The phrase “White Buddhism” is being used to identify a particular ideology, in just the same way that “free market capitalism” might be used to identify a particular ideology. This is why the orthography is “White” and not “white.”
As an ideological system it is not a well-bounded set, but rather a set of mutually supportive ideas with fuzzy boundaries. It is the consequence of the mutual support of the system that one specific idea can be replaced with another with little or no disruption to the system as a whole. The new idea is integrated into the place and function of the one displaced. (Okay, yes, if you’ve encountered it, do think “Indra’s Net.”)
As an ideological system, it is not identical with a social category, such as race: “White” is not “white.”
As an ideological system, it is not identical with a social category, such as class: “White” is not “upper middle class.”
And yes, reflexively, social categories are themselves social constructs and can serve in ideological systems.
As an ideological system it does not, and indeed cannot identify any particular individuals, or groups, or institutions. Individuals and groups and institutions may hold or embrace or promote the ideology. Just as individuals and groups and institutions may hold or embrace or promote “free market capitalism.”
Because they generally arise in the service of the interests of some particular group over those of another group, ideological systems—even those that declare equality a central tenet—can be used in an oppressive fashion.
The preceding paragraph is carefully worded so as to indicate that it is not the ideological system that is somehow inherently oppressive, but rather its deployment in social relations by individuals and groups. In this regard, however, one may wish to invoke the distinction between sins of omission and sins of commission. The source analogy is that white privilege is as much about omission as it is commission.

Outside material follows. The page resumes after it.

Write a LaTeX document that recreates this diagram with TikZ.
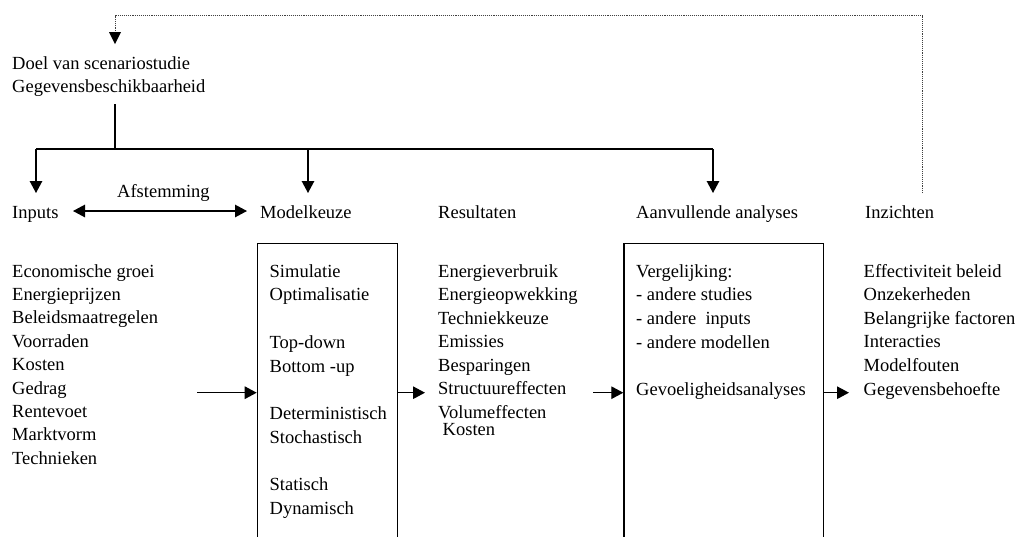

Although values and value judgements may be included within the system, ideological systems per se are value neutral. It is in their use and the consequences of that use that allow for value judgements, which are of course always comparative, the comparison being made against some other ideological system.
An example: an ideological system structured around karma and rebirth as central elements may be used either to promote universal love, compassion and kindness toward all living beings (“all living beings have been your mother and father in past lives”), or to promote exclusion and denial of the handicapped or diseased (“it is a consequence of the bad karma of their past lives and they need to suffer to work it off”). I have labeled this “the indefinite malleability of doctrine.”
And yes, the suggestion for this category name as a way of identifying and asserting the coherence of a particular ideological system arises out of my own experience and personal history. That, however, neither supports nor refutes the category as such. Considering it to do so is to engage in an ad hominem fallacy, whether positively or negatively.
Oh and finally, yes, I do know that I’m not able to issue deity-like mandates. This is a suggestion for what I believe to be a useful tool for thinking about a particular way that Buddhism is currently being thought about. And finally finally, yes, it’s neither a perfect nor universal tool.